Quiet Edges

Quiet Edges

Notes on markets, tempo, and optionality

About this tag

Market volatility is not contained to a single chart. When a major asset reprices sharply, the effect moves outward - funding rates shift across unrelated pairs, liquidity thins on instruments that had been calm, and hedges placed on one side of a book create pressure on another. The market-wide dimension is different from how a single instrument behaves in isolation. It is about what happens to the structure when multiple participants are responding to the same shock at the same time.
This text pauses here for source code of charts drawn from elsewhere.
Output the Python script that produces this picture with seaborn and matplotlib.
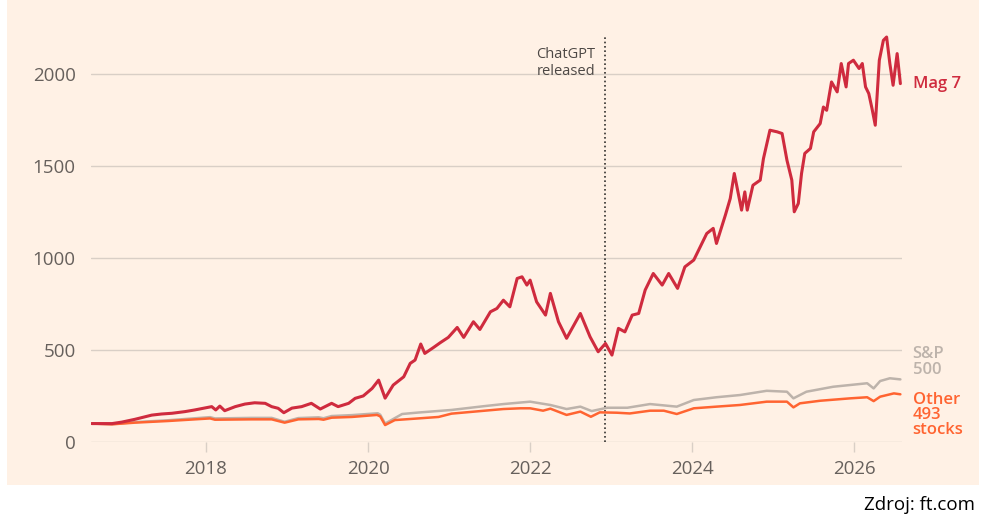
"""
FT-style line chart: Magnificent 7 vs the rest of the S&P 500 (rebased to 100).
"""

import matplotlib
matplotlib.use("Agg")
import matplotlib.pyplot as plt
import pandas as pd
import seaborn as sns
from matplotlib.patches import Rectangle


# --- data (decimal years) ---------------------------------------------------
mag7_years = [
    2016.59, 2016.84, 2016.96, 2017.12, 2017.33, 2017.45, 2017.58, 2017.74, 2017.86, 2018.07,
    2018.12, 2018.17, 2018.23, 2018.36, 2018.48, 2018.60, 2018.73, 2018.81, 2018.89, 2018.96,
    2019.06, 2019.18, 2019.30, 2019.41, 2019.55, 2019.63, 2019.76, 2019.84, 2019.94, 2020.05,
    2020.13, 2020.21, 2020.31, 2020.44, 2020.52, 2020.58, 2020.65, 2020.70, 2020.81, 2020.89,
    2020.99, 2021.10, 2021.18, 2021.30, 2021.38, 2021.51, 2021.59, 2021.67, 2021.75, 2021.84,
    2021.90, 2021.96, 2022.00, 2022.08, 2022.19, 2022.25, 2022.35, 2022.45, 2022.62, 2022.74,
    2022.84, 2022.93, 2023.01, 2023.09, 2023.17, 2023.26, 2023.34, 2023.42, 2023.52, 2023.63,
    2023.71, 2023.82, 2023.91, 2024.02, 2024.10, 2024.18, 2024.26, 2024.30, 2024.41, 2024.47,
    2024.52, 2024.61, 2024.65, 2024.68, 2024.75, 2024.84, 2024.88, 2024.96, 2025.05, 2025.11,
    2025.17, 2025.23, 2025.26, 2025.31, 2025.35, 2025.39, 2025.46, 2025.50, 2025.58, 2025.62,
    2025.66, 2025.72, 2025.79, 2025.84, 2025.90, 2025.93, 2025.99, 2026.06, 2026.10, 2026.14,
    2026.18, 2026.22, 2026.26, 2026.31, 2026.36, 2026.40, 2026.44, 2026.48, 2026.53, 2026.57,
]
mag7_values = [
    100, 100, 108, 123, 146, 152, 156, 165, 174, 192,
    174, 195, 170, 192, 206, 213, 210, 192, 183, 159,
    184, 192, 210, 179, 210, 192, 210, 237, 250, 291,
    336, 238, 309, 354, 427, 445, 532, 481, 514, 539,
    568, 622, 568, 653, 611, 707, 725, 770, 734, 888,
    897, 852, 879, 761, 689, 807, 653, 563, 698, 571,
    490, 535, 472, 617, 598, 689, 698, 825, 915, 852,
    915, 834, 951, 988, 1060, 1132, 1160, 1078, 1232, 1322,
    1458, 1259, 1358, 1259, 1394, 1422, 1539, 1693, 1684, 1675,
    1530, 1422, 1250, 1295, 1458, 1567, 1594, 1684, 1729, 1819,
    1801, 1955, 1901, 2055, 1928, 2055, 2073, 2028, 2055, 1928,
    1892, 1810, 1720, 2073, 2181, 2199, 2055, 1937, 2109, 1946,
]

other_years = [
    2016.59, 2016.84, 2017.12, 2017.53, 2018.05, 2018.11, 2018.56, 2018.81, 2018.97, 2019.14,
    2019.39, 2019.45, 2019.55, 2019.80, 2020.11, 2020.15, 2020.21, 2020.33, 2020.62, 2020.87,
    2021.03, 2021.44, 2021.67, 2021.88, 2022.00, 2022.16, 2022.25, 2022.45, 2022.62, 2022.75,
    2022.86, 2023.07, 2023.23, 2023.48, 2023.65, 2023.81, 2024.02, 2024.30, 2024.59, 2024.92,
    2025.17, 2025.25, 2025.33, 2025.58, 2025.95, 2026.16, 2026.24, 2026.32, 2026.49, 2026.57,
]
other_values = [
    100, 96, 105, 114, 128, 121, 123, 123, 105, 123,
    125, 121, 132, 136, 147, 139, 92, 119, 128, 136,
    154, 170, 179, 183, 183, 170, 181, 147, 165, 137,
    161, 159, 155, 170, 170, 152, 183, 192, 201, 219,
    219, 188, 210, 224, 237, 243, 222, 246, 264, 259,
]

sp500_years = [
    2016.59, 2016.84, 2017.12, 2017.53, 2018.05, 2018.11, 2018.56, 2018.81, 2018.97, 2019.14,
    2019.39, 2019.45, 2019.55, 2019.80, 2020.12, 2020.15, 2020.21, 2020.42, 2020.62, 2021.03,
    2021.44, 2021.67, 2022.00, 2022.25, 2022.45, 2022.62, 2022.76, 2022.95, 2023.20, 2023.48,
    2023.81, 2024.02, 2024.30, 2024.59, 2024.92, 2025.17, 2025.25, 2025.41, 2025.74, 2026.16,
    2026.24, 2026.32, 2026.44, 2026.57,
]
sp500_values = [
    100, 97, 108, 118, 135, 128, 131, 131, 110, 130,
    134, 129, 141, 146, 156, 148, 100, 152, 160, 174,
    195, 206, 219, 201, 179, 192, 168, 186, 186, 206,
    192, 228, 243, 255, 278, 273, 237, 273, 300, 319,
    291, 331, 346, 340,
]

chatgpt_release = 2022.92
y_ticks = [0, 500, 1000, 1500, 2000]
x_ticks = [2018, 2020, 2022, 2024, 2026]

# --- style ---------------------------------------------------------------------
PAPER = "#fff1e5"
GRID = "#d9cfc6"
TEXT_GREY = "#66605c"
MAG7_RED = "#cf2b3e"
OTHER_ORANGE = "#ff6431"
SP_GREY = "#bdb3ab"

W, H = 994, 521


def make_frame(years, values, name):
    """Long-format frame for one series."""
    assert len(years) == len(values), name
    return pd.DataFrame({"year": years, "value": values, "series": name})


def main():
    sns.set_theme(style="white")
    plt.rcParams["font.family"] = ["Open Sans", "DejaVu Sans"]

    fig = plt.figure(figsize=(W / 100, H / 100), dpi=100)
    fig.patch.set_facecolor("white")
    # peach paper panel
    fig.patches.append(Rectangle((7 / W, 1 - 485 / H), (979 - 7) / W, 485 / H,
                                 transform=fig.transFigure, facecolor=PAPER,
                                 edgecolor="none", zorder=-10))

    ax = fig.add_axes([91 / W, 1 - 442 / H, (902 - 91) / W, 442 / H])
    ax.set_facecolor("none")

    sp = make_frame(sp500_years, sp500_values, "S&P 500")
    other = make_frame(other_years, other_values, "Other 493 stocks")
    mag7 = make_frame(mag7_years, mag7_values, "Mag 7")

    sns.lineplot(data=sp, x="year", y="value", color=SP_GREY, linewidth=1.8, ax=ax, zorder=3)
    sns.lineplot(data=other, x="year", y="value", color=OTHER_ORANGE, linewidth=1.8, ax=ax, zorder=4)
    sns.lineplot(data=mag7, x="year", y="value", color=MAG7_RED, linewidth=2.2, ax=ax, zorder=5)

    ax.set_xlim(2016.58, 2026.59)
    ax.set_ylim(0, 2400)
    ax.set_xticks(x_ticks)
    ax.set_yticks(y_ticks)
    ax.set_xlabel("")
    ax.set_ylabel("")
    for s in ax.spines.values():
        s.set_visible(False)
    ax.grid(axis="y", color=GRID, linewidth=1, zorder=1)
    ax.grid(axis="x", visible=False)
    ax.tick_params(axis="x", length=7, width=1, color=GRID, pad=6,
                   labelsize=13.5, labelcolor=TEXT_GREY, bottom=True)
    ax.tick_params(axis="y", length=0, pad=11, labelsize=13.5, labelcolor=TEXT_GREY)

    # ChatGPT marker
    ax.vlines(chatgpt_release, 0, 2200, colors="#33302e", linestyles=(0, (1, 1.6)),
              linewidth=1.2, zorder=2)
    ax.annotate("ChatGPT\nreleased", xy=(chatgpt_release, 2058), xytext=(-7, 0),
                textcoords="offset points", ha="right", va="center",
                fontsize=10.5, color="#4d4845", linespacing=1.25)

    # end labels
    lab_x = 2026.72
    ax.text(lab_x, 1942, "Mag 7", color=MAG7_RED, fontsize=12, fontweight="semibold",
            va="center", ha="left", clip_on=False)
    ax.text(lab_x, 434, "S&P\n500", color=SP_GREY, fontsize=12, fontweight="semibold",
            va="center", ha="left", linespacing=0.95, clip_on=False)
    ax.text(lab_x, 147, "Other\n493\nstocks", color=OTHER_ORANGE, fontsize=12,
            fontweight="semibold", va="center", ha="left", linespacing=0.95, clip_on=False)

    fig.text(975 / W, 1 - 505 / H, "Zdroj: ft.com", ha="right", va="center",
             fontsize=13.5, color="black")

    fig.savefig("out.png", dpi=100, facecolor=fig.get_facecolor())


if __name__ == "__main__":
    main()
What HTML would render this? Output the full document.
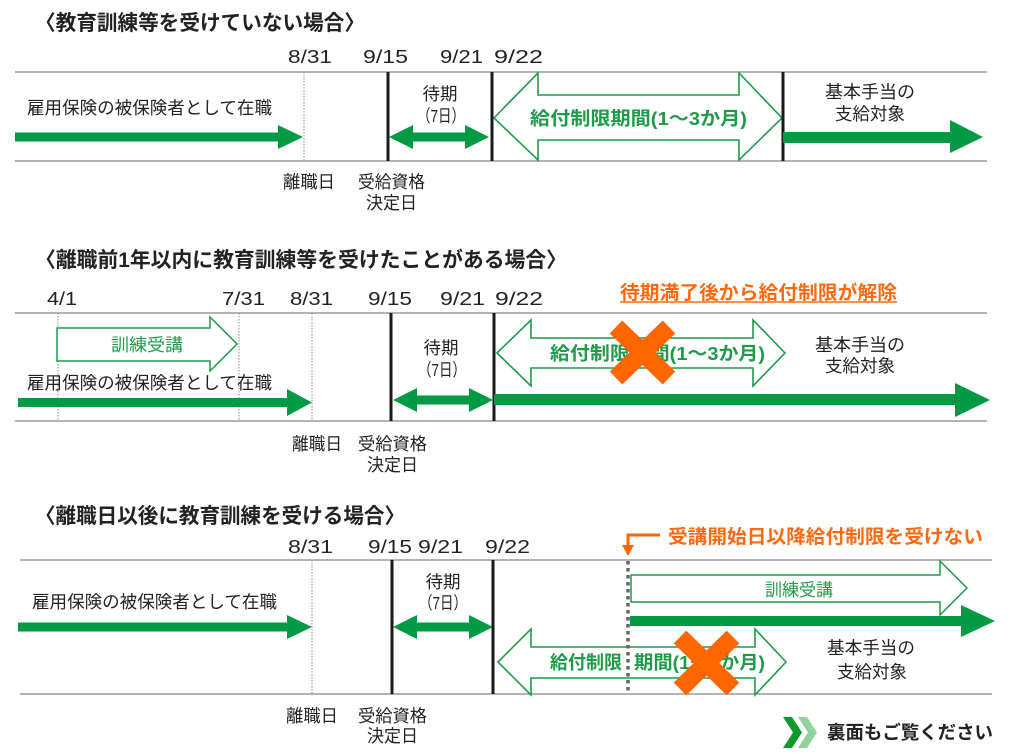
<!DOCTYPE html>
<html>
<head>
<meta charset="utf-8">
<style>
html,body{margin:0;padding:0;background:#fff;}
svg{display:block;}
text{font-family:"Liberation Sans","Noto Sans CJK JP",sans-serif;}
.t{font-size:21px;font-weight:bold;fill:#222;}
.d{font-size:18px;fill:#222;}
.b{font-size:17.5px;fill:#222;}
.g{font-size:18.5px;font-weight:bold;fill:#1f9a48;}
.gn{font-size:17.5px;fill:#1f9a48;}
.o{font-size:19px;font-weight:bold;fill:#ff6a10;}
</style>
</head>
<body>
<svg width="1024" height="754" viewBox="0 0 1024 754" xmlns="http://www.w3.org/2000/svg">
<!-- ================= Section 1 ================= -->
<text class="t" x="35" y="30" textLength="330" lengthAdjust="spacingAndGlyphs">〈教育訓練等を受けていない場合〉</text>
<text class="d" x="288" y="63" textLength="44" lengthAdjust="spacingAndGlyphs">8/31</text>
<text class="d" x="363" y="63" textLength="45" lengthAdjust="spacingAndGlyphs">9/15</text>
<text class="d" x="440" y="63" textLength="43" lengthAdjust="spacingAndGlyphs">9/21</text>
<text class="d" x="494" y="63" textLength="49" lengthAdjust="spacingAndGlyphs">9/22</text>

<line x1="15" y1="72" x2="987" y2="72" stroke="#9a9a9a" stroke-width="1.5"/>
<line x1="15" y1="161" x2="987" y2="161" stroke="#9a9a9a" stroke-width="1.5"/>
<line x1="304" y1="72" x2="304" y2="161" stroke="#888" stroke-width="1" stroke-dasharray="1.5 1.5"/>

<!-- hollow double arrow -->
<polygon points="494,118 538,73 538,95 739,95 739,73 782,118 739,160 739,140 538,140 538,160" fill="#fff" stroke="#1f9a48" stroke-width="1.6"/>
<text class="g" x="530" y="125" textLength="217" lengthAdjust="spacingAndGlyphs">給付制限期間(1〜3か月)</text>

<line x1="388" y1="72" x2="388" y2="161" stroke="#1a1a1a" stroke-width="3"/>
<line x1="492" y1="72" x2="492" y2="161" stroke="#1a1a1a" stroke-width="3"/>
<line x1="783" y1="72" x2="783" y2="161" stroke="#1a1a1a" stroke-width="3"/>

<text class="b" x="27" y="114" textLength="245" lengthAdjust="spacingAndGlyphs">雇用保険の被保険者として在職</text>
<polygon points="15,132.5 278,132.5 278,125 303,137 278,149 278,141.5 15,141.5" fill="#009944"/>

<!-- wait double arrow -->
<polygon points="389,137 413,125 413,132.5 465,132.5 465,125 489,137 465,149 465,141.5 413,141.5 413,149" fill="#009944"/>
<text class="b" x="440" y="100" text-anchor="middle" textLength="35" lengthAdjust="spacingAndGlyphs">待期</text>
<text class="b" x="441" y="122" text-anchor="middle" textLength="48" lengthAdjust="spacingAndGlyphs">（7日）</text>

<text class="b" x="870" y="98" text-anchor="middle" textLength="90" lengthAdjust="spacingAndGlyphs">基本手当の</text>
<text class="b" x="870" y="120" text-anchor="middle" textLength="70" lengthAdjust="spacingAndGlyphs">支給対象</text>
<polygon points="783,132 950,132 950,120 983,137 950,153 950,143 783,143" fill="#009944"/>

<text class="b" x="283" y="188" textLength="52" lengthAdjust="spacingAndGlyphs">離職日</text>
<text class="b" x="358" y="188" textLength="67" lengthAdjust="spacingAndGlyphs">受給資格</text>
<text class="b" x="366" y="209" textLength="51" lengthAdjust="spacingAndGlyphs">決定日</text>

<!-- ================= Section 2 ================= -->
<text class="t" x="35" y="267" textLength="532" lengthAdjust="spacingAndGlyphs">〈離職前1年以内に教育訓練等を受けたことがある場合〉</text>
<text class="d" x="47" y="305" textLength="30" lengthAdjust="spacingAndGlyphs">4/1</text>
<text class="d" x="222" y="305" textLength="43" lengthAdjust="spacingAndGlyphs">7/31</text>
<text class="d" x="290" y="305" textLength="43" lengthAdjust="spacingAndGlyphs">8/31</text>
<text class="d" x="368" y="305" textLength="44" lengthAdjust="spacingAndGlyphs">9/15</text>
<text class="d" x="440" y="305" textLength="45" lengthAdjust="spacingAndGlyphs">9/21</text>
<text class="d" x="495" y="305" textLength="48" lengthAdjust="spacingAndGlyphs">9/22</text>

<text class="o" x="620" y="299" textLength="277" lengthAdjust="spacingAndGlyphs">待期満了後から給付制限が解除</text>
<line x1="620" y1="302" x2="897" y2="302" stroke="#ff6a10" stroke-width="1.5"/>

<line x1="15" y1="313" x2="987" y2="313" stroke="#9a9a9a" stroke-width="1.5"/>
<line x1="15" y1="421" x2="987" y2="421" stroke="#9a9a9a" stroke-width="1.5"/>
<line x1="58" y1="313" x2="58" y2="421" stroke="#888" stroke-width="1" stroke-dasharray="1.5 1.5"/>
<line x1="239" y1="313" x2="239" y2="421" stroke="#888" stroke-width="1" stroke-dasharray="1.5 1.5"/>
<line x1="312" y1="313" x2="312" y2="421" stroke="#888" stroke-width="1" stroke-dasharray="1.5 1.5"/>

<!-- training hollow arrow -->
<polygon points="57,328 210,328 210,317 237,344 210,371 210,361 57,361" fill="#fff" stroke="#1f9a48" stroke-width="1.5"/>
<text class="gn" x="147" y="351" text-anchor="middle" textLength="72" lengthAdjust="spacingAndGlyphs">訓練受講</text>

<text class="b" x="27" y="389" textLength="245" lengthAdjust="spacingAndGlyphs">雇用保険の被保険者として在職</text>
<polygon points="18,398 287,398 287,389 312,402.5 287,416 287,407 18,407" fill="#009944"/>

<polygon points="393,400 417,388 417,395.5 469,395.5 469,388 493,400 469,412 469,404.5 417,404.5 417,412" fill="#009944"/>
<text class="b" x="441" y="354" text-anchor="middle" textLength="35" lengthAdjust="spacingAndGlyphs">待期</text>
<text class="b" x="442" y="376" text-anchor="middle" textLength="48" lengthAdjust="spacingAndGlyphs">（7日）</text>

<!-- hollow double arrow -->
<polygon points="497,353 531,320 531,338 753,338 753,320 785,353 753,386 753,368 531,368 531,386" fill="#fff" stroke="#1f9a48" stroke-width="1.6"/>
<text class="g" x="550" y="360" textLength="215" lengthAdjust="spacingAndGlyphs">給付制限期間(1〜3か月)</text>

<line x1="391" y1="313" x2="391" y2="421" stroke="#1a1a1a" stroke-width="3"/>
<line x1="494" y1="313" x2="494" y2="421" stroke="#1a1a1a" stroke-width="3"/>

<polygon points="494,394 955,394 955,383 990,400 955,417 955,405 494,405" fill="#009944"/>

<text class="b" x="860" y="351" text-anchor="middle" textLength="90" lengthAdjust="spacingAndGlyphs">基本手当の</text>
<text class="b" x="860" y="372" text-anchor="middle" textLength="70" lengthAdjust="spacingAndGlyphs">支給対象</text>

<!-- orange X -->
<line x1="616" y1="327" x2="669" y2="378" stroke="#ff6600" stroke-width="18"/>
<line x1="669" y1="327" x2="616" y2="378" stroke="#ff6600" stroke-width="18"/>

<text class="b" x="292" y="450" textLength="50" lengthAdjust="spacingAndGlyphs">離職日</text>
<text class="b" x="358" y="450" textLength="69" lengthAdjust="spacingAndGlyphs">受給資格</text>
<text class="b" x="367" y="471" textLength="51" lengthAdjust="spacingAndGlyphs">決定日</text>

<!-- ================= Section 3 ================= -->
<text class="t" x="35" y="523" textLength="370" lengthAdjust="spacingAndGlyphs">〈離職日以後に教育訓練を受ける場合〉</text>
<text class="d" x="288" y="553" textLength="45" lengthAdjust="spacingAndGlyphs">8/31</text>
<text class="d" x="368" y="553" textLength="44" lengthAdjust="spacingAndGlyphs">9/15</text>
<text class="d" x="418" y="553" textLength="45" lengthAdjust="spacingAndGlyphs">9/21</text>
<text class="d" x="485" y="553" textLength="45" lengthAdjust="spacingAndGlyphs">9/22</text>

<!-- orange L arrow + text -->
<polyline points="660,535 628,535 628,547" fill="none" stroke="#ff6600" stroke-width="3"/>
<polygon points="622,545 634,545 628,556" fill="#ff6600"/>
<text class="o" x="668" y="543" textLength="315" lengthAdjust="spacingAndGlyphs">受講開始日以降給付制限を受けない</text>

<line x1="20" y1="560" x2="992" y2="560" stroke="#9a9a9a" stroke-width="1.5"/>
<line x1="20" y1="694" x2="992" y2="694" stroke="#9a9a9a" stroke-width="1.5"/>
<line x1="312" y1="560" x2="312" y2="694" stroke="#888" stroke-width="1" stroke-dasharray="1.5 1.5"/>

<text class="b" x="32" y="608" textLength="245" lengthAdjust="spacingAndGlyphs">雇用保険の被保険者として在職</text>
<polygon points="18,622.5 287,622.5 287,615 312,627 287,639 287,631.5 18,631.5" fill="#009944"/>

<polygon points="393,627 417,615 417,622.5 469,622.5 469,615 493,627 469,639 469,631.5 417,631.5 417,639" fill="#009944"/>
<text class="b" x="443" y="588" text-anchor="middle" textLength="35" lengthAdjust="spacingAndGlyphs">待期</text>
<text class="b" x="443" y="609" text-anchor="middle" textLength="48" lengthAdjust="spacingAndGlyphs">（7日）</text>

<!-- training hollow arrow -->
<polygon points="631,575 940,575 940,561 967,588 940,615 940,602 631,602" fill="#fff" stroke="#1f9a48" stroke-width="1.5"/>
<text class="gn" x="799" y="596" text-anchor="middle" textLength="68" lengthAdjust="spacingAndGlyphs">訓練受講</text>

<polygon points="630,616 961,616 961,605 995,621 961,637 961,626 630,626" fill="#009944"/>

<!-- lower hollow double arrow -->
<polygon points="498,662 531,629 531,647 755,647 755,629 786,662 755,695 755,678 531,678 531,695" fill="#fff" stroke="#1f9a48" stroke-width="1.6"/>
<text class="g" x="550" y="669" textLength="72" lengthAdjust="spacingAndGlyphs">給付制限</text>
<text class="g" x="634" y="669" textLength="131" lengthAdjust="spacingAndGlyphs">期間(1〜3か月)</text>

<line x1="392" y1="560" x2="392" y2="694" stroke="#1a1a1a" stroke-width="3"/>
<line x1="493" y1="560" x2="493" y2="694" stroke="#1a1a1a" stroke-width="3"/>

<!-- gray dotted line -->
<line x1="628" y1="561" x2="628" y2="694" stroke="#666" stroke-width="3.5" stroke-dasharray="3.5 3.5"/>

<!-- orange X -->
<line x1="680" y1="637" x2="733" y2="689" stroke="#ff6600" stroke-width="18"/>
<line x1="733" y1="637" x2="680" y2="689" stroke="#ff6600" stroke-width="18"/>

<text class="b" x="871" y="654" text-anchor="middle" textLength="88" lengthAdjust="spacingAndGlyphs">基本手当の</text>
<text class="b" x="872" y="678" text-anchor="middle" textLength="70" lengthAdjust="spacingAndGlyphs">支給対象</text>

<text class="b" x="286" y="722" textLength="52" lengthAdjust="spacingAndGlyphs">離職日</text>
<text class="b" x="358" y="722" textLength="69" lengthAdjust="spacingAndGlyphs">受給資格</text>
<text class="b" x="367" y="742" textLength="51" lengthAdjust="spacingAndGlyphs">決定日</text>

<!-- footer chevrons -->
<polygon points="783,717 792,717 802,732.5 792,748 783,748 793,732.5" fill="#109a2c"/>
<polygon points="798,717 807,717 817,732.5 807,748 798,748 808,732.5" fill="#8fd39a"/>
<text x="827" y="739" style="font-size:18.5px;font-weight:bold;fill:#222;" textLength="166" lengthAdjust="spacingAndGlyphs">裏面もご覧ください</text>
</svg>
</body>
</html>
Correlation is the mechanism. In quiet periods, assets trade on their own narratives. When volatility arrives at the market level, correlations converge - assets that were diverging start moving together because the thing being repriced is not a specific project or token but the willingness to hold risk at all. That convergence is itself information. It says the market is no longer discriminating and that price action is being driven by portfolio-level decisions rather than asset-specific ones.

Liquidity is the surface where this shows up first. Spreads widen. Order book depth pulls back from the mid. Bids that had been absorbing flow step away. The same position that was easy to exit the day before becomes something that has to be worked. These conditions are not random - they follow from the mechanics of how market makers manage inventory under uncertainty, and they appear in roughly the same sequence each time the market-wide read deteriorates.

These notes focus on that cross-asset, market-level dimension: correlation behavior under stress, how liquidity conditions change when risk-off arrives, which assets tend to lead and which tend to follow, and what the spread of volatility across the crypto market reveals about the underlying structure of who is holding what.